Aerial rendering of mixed use complex
A rendering of the mixed-user planned near the North Hollywood Metro station.
 Metro Los Angeles

Another disadvantage of converting to rail is a loss of flexibility. Dropping tracks locks in transit, while buses can always veer off the BRT line to make stops at new stations or points of interest. Matute says major destinations, such as Cal State Northridge, Burbank Airport, and other entertainment districts, could easily be connected to the Orange Line with feeder routes.

“I see the bus/rail distinction more from people who don’t use transit or use it infrequently,” says Matute. “Those who prefer it to be rail generally aren’t using it.

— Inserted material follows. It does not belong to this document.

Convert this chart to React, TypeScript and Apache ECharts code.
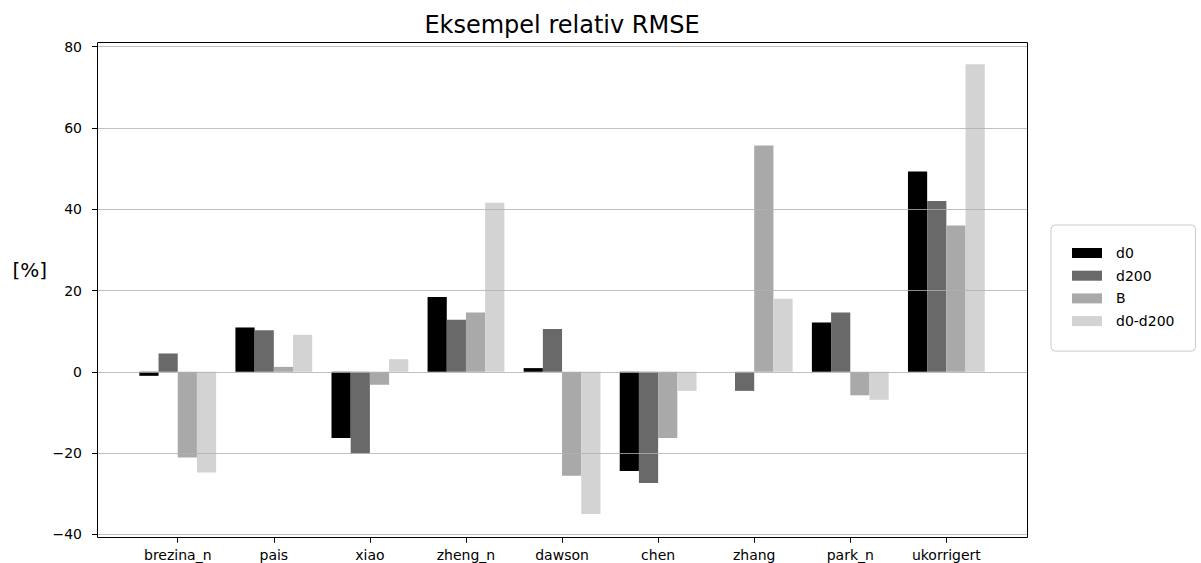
import React, { useEffect, useRef } from "react";
import * as echarts from "echarts";

// Categories and series values (relative RMSE, %)
const categories = ["brezina_n", "pais", "xiao", "zheng_n", "dawson", "chen", "zhang", "park_n", "ukorrigert"];
const seriesNames = ["d0", "d200", "B", "d0-d200"];
const d0 = [-1.0, 10.9, -16.3, 18.4, 0.9, -24.4, 0, 12.1, 49.3];
const d200 = [4.5, 10.2, -20.1, 12.8, 10.5, -27.4, -4.7, 14.6, 42.0];
const bValues = [-21.1, 1.2, -3.2, 14.6, -25.6, -16.3, 55.7, -5.8, 36.0];
const d0MinusD200 = [-24.8, 9.1, 3.1, 41.6, -35.0, -4.7, 18.0, -6.9, 75.7];
const yTicks = { min: -40, max: 80, step: 20 };

const colors = ["#000000", "#696969", "#a9a9a9", "#d3d3d3"];
const FONT = "DejaVu Sans";

const fmtTick = (v: number) => (v < 0 ? "\u2212" + Math.abs(v) : String(v));

export default function App() {
  const ref = useRef<HTMLDivElement>(null);

  useEffect(() => {
    if (!ref.current) return;
    const chart = echarts.init(ref.current, undefined, { renderer: "svg" });
    const values = [d0, d200, bValues, d0MinusD200];

    const plotTop = 46.7;
    const plotBottom = 28.7;

    chart.setOption({
      animation: false,
      backgroundColor: "#ffffff",
      textStyle: { fontFamily: FONT },
      grid: [
        // value grid: gridlines, y ticks and labels
        { left: 97, right: 173.5, top: plotTop, bottom: plotBottom, containLabel: false, outerBoundsMode: "none" },
        // bar grid: category bands
        { left: 129.7, width: 864.7, top: plotTop, bottom: plotBottom, containLabel: false, outerBoundsMode: "none" },
      ],
      xAxis: [
        { gridIndex: 0, type: "value", min: 0, max: 1, show: false },
        {
          gridIndex: 1,
          type: "category",
          data: categories,
          position: "bottom",
          offset: 3.4,
          axisLine: { show: false, onZero: false },
          axisTick: { show: true, alignWithLabel: true, length: 5, lineStyle: { color: "#000", width: 1 } },
          axisLabel: { margin: 10.5, color: "#000", fontSize: 14, fontFamily: FONT, interval: 0 },
          splitLine: { show: false },
        },
      ],
      yAxis: [
        {
          gridIndex: 0,
          type: "value",
          min: yTicks.min,
          max: yTicks.max,
          interval: yTicks.step,
          z: 10,
          axisLine: { show: false, onZero: false },
          axisTick: { show: true, length: 5, lineStyle: { color: "#000", width: 1 } },
          axisLabel: { margin: 15, color: "#000", fontSize: 14, fontFamily: FONT, formatter: fmtTick },
          splitLine: { show: true, lineStyle: { color: "#b0b0b0", width: 0.8 } },
        },
        {
          gridIndex: 1,
          type: "value",
          min: yTicks.min,
          max: yTicks.max,
          interval: yTicks.step,
          show: false,
          axisLine: { onZero: false },
          splitLine: { show: false },
        },
      ],
      legend: {
        orient: "vertical",
        left: 1051,
        top: 225,
        padding: [21, 21, 23, 21],
        itemWidth: 30,
        itemHeight: 10,
        itemGap: 8.7,
        icon: "rect",
        borderColor: "#cccccc",
        borderWidth: 1,
        borderRadius: 4,
        backgroundColor: "#ffffff",
        textStyle: { fontSize: 14, color: "#000", fontFamily: FONT, padding: [0, 0, 0, 9] },
        data: seriesNames,
      },
      series: seriesNames.map((name, i) => ({
        name,
        type: "bar",
        xAxisIndex: 1,
        yAxisIndex: 1,
        barWidth: 19.2,
        barGap: "0%",
        itemStyle: { color: colors[i] },
        data: values[i],
      })),
      graphic: [
        {
          type: "rect",
          z: 20,
          silent: true,
          shape: { x: 97.5, y: 42.5, width: 930, height: 495 },
          style: { fill: "none", stroke: "#000", lineWidth: 1 },
        },
        {
          type: "text",
          x: 562,
          y: 24.7,
          style: {
            text: "Eksempel relativ RMSE",
            fontSize: 24,
            fontFamily: FONT,
            fill: "#000",
            textAlign: "center",
            textVerticalAlign: "middle",
          },
        },
        {
          type: "text",
          x: 29.7,
          y: 269.5,
          style: {
            text: "[%]",
            fontSize: 20,
            fontFamily: FONT,
            fill: "#000",
            textAlign: "center",
            textVerticalAlign: "middle",
          },
        },
      ],
    });

    return () => chart.dispose();
  }, []);

  return (
    <div
      ref={ref}
      style={{ position: "absolute", left: 0, top: 0, width: 1201, height: 563, overflow: "hidden" }}
    />
  );
}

There’s a lot of good bus service in LA.”

Krekorian says pushing the rail switch isn’t for “lack of love.” It’s the love of the Orange Line that leads him and other proponents to seek out more capacity.

“The success of the Orange Line opens the door to more BRT and investing it in lots of places,” he says.

Brown and others see the potential price tag—”$1 billion dollars a mile” for rail—and envision all the other buses and transit additions and upgrades that could strengthen the network as a whole. (Metro’s Measure M expenditure plan estimates the total cost of the bus-to-rail conversion of the 18-mile Orange Line to be about $1.4 billion.)

Don’t let the great be the enemy of the good, they say, especially when greatness is so expensive, and a potential cost-effective solution is at hand.

“There should be more of a focus on just treating the Orange Line better,” she says. “It has all the right ingredients. It just needs some Metro love.”